╭─ DATASET CONTENT
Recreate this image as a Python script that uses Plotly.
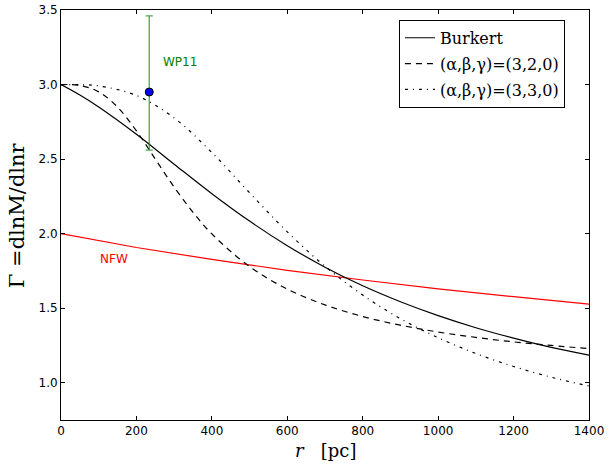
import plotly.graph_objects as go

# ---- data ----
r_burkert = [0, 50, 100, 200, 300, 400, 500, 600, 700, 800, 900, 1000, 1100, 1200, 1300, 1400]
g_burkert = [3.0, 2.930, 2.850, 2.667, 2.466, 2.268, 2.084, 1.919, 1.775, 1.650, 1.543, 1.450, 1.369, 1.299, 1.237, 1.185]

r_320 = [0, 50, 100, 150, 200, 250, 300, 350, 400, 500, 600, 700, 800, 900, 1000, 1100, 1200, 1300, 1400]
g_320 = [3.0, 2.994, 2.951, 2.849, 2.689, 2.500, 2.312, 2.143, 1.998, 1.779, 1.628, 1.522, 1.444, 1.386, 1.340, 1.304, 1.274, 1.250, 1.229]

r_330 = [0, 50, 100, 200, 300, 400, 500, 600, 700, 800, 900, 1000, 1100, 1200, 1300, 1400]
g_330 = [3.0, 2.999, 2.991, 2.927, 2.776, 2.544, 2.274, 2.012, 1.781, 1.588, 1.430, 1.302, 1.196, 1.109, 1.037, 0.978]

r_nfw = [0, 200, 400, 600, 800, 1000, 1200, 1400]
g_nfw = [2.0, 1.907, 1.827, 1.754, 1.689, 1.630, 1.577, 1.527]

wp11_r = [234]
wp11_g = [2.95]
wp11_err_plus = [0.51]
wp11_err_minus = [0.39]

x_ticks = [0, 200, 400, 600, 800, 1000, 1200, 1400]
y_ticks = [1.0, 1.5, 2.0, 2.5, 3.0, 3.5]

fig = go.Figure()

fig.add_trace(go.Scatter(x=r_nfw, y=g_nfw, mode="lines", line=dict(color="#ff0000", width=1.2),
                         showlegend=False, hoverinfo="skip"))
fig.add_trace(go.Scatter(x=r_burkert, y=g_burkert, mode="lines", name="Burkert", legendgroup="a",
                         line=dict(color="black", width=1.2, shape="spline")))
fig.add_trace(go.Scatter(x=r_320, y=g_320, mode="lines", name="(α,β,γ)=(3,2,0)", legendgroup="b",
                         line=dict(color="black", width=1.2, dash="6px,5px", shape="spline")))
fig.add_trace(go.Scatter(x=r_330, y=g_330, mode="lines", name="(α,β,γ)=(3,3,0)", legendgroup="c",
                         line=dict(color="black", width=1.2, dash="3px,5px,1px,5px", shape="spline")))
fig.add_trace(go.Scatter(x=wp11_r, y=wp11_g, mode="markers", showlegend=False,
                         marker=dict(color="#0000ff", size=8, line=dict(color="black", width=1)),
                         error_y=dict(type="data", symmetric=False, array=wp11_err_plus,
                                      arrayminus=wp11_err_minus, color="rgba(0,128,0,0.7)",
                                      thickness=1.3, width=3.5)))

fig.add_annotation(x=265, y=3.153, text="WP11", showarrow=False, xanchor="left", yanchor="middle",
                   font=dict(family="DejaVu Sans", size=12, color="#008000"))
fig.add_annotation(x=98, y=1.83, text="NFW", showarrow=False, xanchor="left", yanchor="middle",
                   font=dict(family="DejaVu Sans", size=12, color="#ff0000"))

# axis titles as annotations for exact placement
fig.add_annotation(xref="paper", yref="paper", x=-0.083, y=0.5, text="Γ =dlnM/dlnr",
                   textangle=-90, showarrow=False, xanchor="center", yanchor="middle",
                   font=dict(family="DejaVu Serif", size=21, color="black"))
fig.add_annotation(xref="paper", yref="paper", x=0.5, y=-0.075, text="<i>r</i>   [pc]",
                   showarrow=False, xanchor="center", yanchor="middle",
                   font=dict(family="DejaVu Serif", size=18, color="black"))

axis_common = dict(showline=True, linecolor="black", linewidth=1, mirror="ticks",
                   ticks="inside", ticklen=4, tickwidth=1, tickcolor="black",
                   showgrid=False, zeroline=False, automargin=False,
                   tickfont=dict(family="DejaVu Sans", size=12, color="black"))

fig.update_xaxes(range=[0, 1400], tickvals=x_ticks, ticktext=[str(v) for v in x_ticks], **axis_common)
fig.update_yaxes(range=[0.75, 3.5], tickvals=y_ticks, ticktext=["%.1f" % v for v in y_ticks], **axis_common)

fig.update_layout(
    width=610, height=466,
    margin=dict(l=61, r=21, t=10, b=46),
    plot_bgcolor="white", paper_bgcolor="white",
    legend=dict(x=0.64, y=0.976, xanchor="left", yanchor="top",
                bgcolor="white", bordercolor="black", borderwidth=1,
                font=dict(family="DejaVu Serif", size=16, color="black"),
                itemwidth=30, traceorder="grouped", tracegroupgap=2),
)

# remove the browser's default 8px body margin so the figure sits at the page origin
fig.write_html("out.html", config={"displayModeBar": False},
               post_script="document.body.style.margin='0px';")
╰─
WHAT NEEDS TO BE DONE
Print out the lines exactly, skipping any picture.

WRITTEN REPLY
Recreate this image as a Python script that uses Plotly.
import plotly.graph_objects as go

# ---- data ----
r_burkert = [0, 50, 100, 200, 300, 400, 500, 600, 700, 800, 900, 1000, 1100, 1200, 1300, 1400]
g_burkert = [3.0, 2.930, 2.850, 2.667, 2.466, 2.268, 2.084, 1.919, 1.775, 1.650, 1.543, 1.450, 1.369, 1.299, 1.237, 1.185]

r_320 = [0, 50, 100, 150, 200, 250, 300, 350, 400, 500, 600, 700, 800, 900, 1000, 1100, 1200, 1300, 1400]
g_320 = [3.0, 2.994, 2.951, 2.849, 2.689, 2.500, 2.312, 2.143, 1.998, 1.779, 1.628, 1.522, 1.444, 1.386, 1.340, 1.304, 1.274, 1.250, 1.229]

r_330 = [0, 50, 100, 200, 300, 400, 500, 600, 700, 800, 900, 1000, 1100, 1200, 1300, 1400]
g_330 = [3.0, 2.999, 2.991, 2.927, 2.776, 2.544, 2.274, 2.012, 1.781, 1.588, 1.430, 1.302, 1.196, 1.109, 1.037, 0.978]

r_nfw = [0, 200, 400, 600, 800, 1000, 1200, 1400]
g_nfw = [2.0, 1.907, 1.827, 1.754, 1.689, 1.630, 1.577, 1.527]

wp11_r = [234]
wp11_g = [2.95]
wp11_err_plus = [0.51]
wp11_err_minus = [0.39]

x_ticks = [0, 200, 400, 600, 800, 1000, 1200, 1400]
y_ticks = [1.0, 1.5, 2.0, 2.5, 3.0, 3.5]

fig = go.Figure()

fig.add_trace(go.Scatter(x=r_nfw, y=g_nfw, mode="lines", line=dict(color="#ff0000", width=1.2),
                         showlegend=False, hoverinfo="skip"))
fig.add_trace(go.Scatter(x=r_burkert, y=g_burkert, mode="lines", name="Burkert", legendgroup="a",
                         line=dict(color="black", width=1.2, shape="spline")))
fig.add_trace(go.Scatter(x=r_320, y=g_320, mode="lines", name="(α,β,γ)=(3,2,0)", legendgroup="b",
                         line=dict(color="black", width=1.2, dash="6px,5px", shape="spline")))
fig.add_trace(go.Scatter(x=r_330, y=g_330, mode="lines", name="(α,β,γ)=(3,3,0)", legendgroup="c",
                         line=dict(color="black", width=1.2, dash="3px,5px,1px,5px", shape="spline")))
fig.add_trace(go.Scatter(x=wp11_r, y=wp11_g, mode="markers", showlegend=False,
                         marker=dict(color="#0000ff", size=8, line=dict(color="black", width=1)),
                         error_y=dict(type="data", symmetric=False, array=wp11_err_plus,
                                      arrayminus=wp11_err_minus, color="rgba(0,128,0,0.7)",
                                      thickness=1.3, width=3.5)))

fig.add_annotation(x=265, y=3.153, text="WP11", showarrow=False, xanchor="left", yanchor="middle",
                   font=dict(family="DejaVu Sans", size=12, color="#008000"))
fig.add_annotation(x=98, y=1.83, text="NFW", showarrow=False, xanchor="left", yanchor="middle",
                   font=dict(family="DejaVu Sans", size=12, color="#ff0000"))

# axis titles as annotations for exact placement
fig.add_annotation(xref="paper", yref="paper", x=-0.083, y=0.5, text="Γ =dlnM/dlnr",
                   textangle=-90, showarrow=False, xanchor="center", yanchor="middle",
                   font=dict(family="DejaVu Serif", size=21, color="black"))
fig.add_annotation(xref="paper", yref="paper", x=0.5, y=-0.075, text="<i>r</i>   [pc]",
                   showarrow=False, xanchor="center", yanchor="middle",
                   font=dict(family="DejaVu Serif", size=18, color="black"))

axis_common = dict(showline=True, linecolor="black", linewidth=1, mirror="ticks",
                   ticks="inside", ticklen=4, tickwidth=1, tickcolor="black",
                   showgrid=False, zeroline=False, automargin=False,
                   tickfont=dict(family="DejaVu Sans", size=12, color="black"))

fig.update_xaxes(range=[0, 1400], tickvals=x_ticks, ticktext=[str(v) for v in x_ticks], **axis_common)
fig.update_yaxes(range=[0.75, 3.5], tickvals=y_ticks, ticktext=["%.1f" % v for v in y_ticks], **axis_common)

fig.update_layout(
    width=610, height=466,
    margin=dict(l=61, r=21, t=10, b=46),
    plot_bgcolor="white", paper_bgcolor="white",
    legend=dict(x=0.64, y=0.976, xanchor="left", yanchor="top",
                bgcolor="white", bordercolor="black", borderwidth=1,
                font=dict(family="DejaVu Serif", size=16, color="black"),
                itemwidth=30, traceorder="grouped", tracegroupgap=2),
)

# remove the browser's default 8px body margin so the figure sits at the page origin
fig.write_html("out.html", config={"displayModeBar": False},
               post_script="document.body.style.margin='0px';")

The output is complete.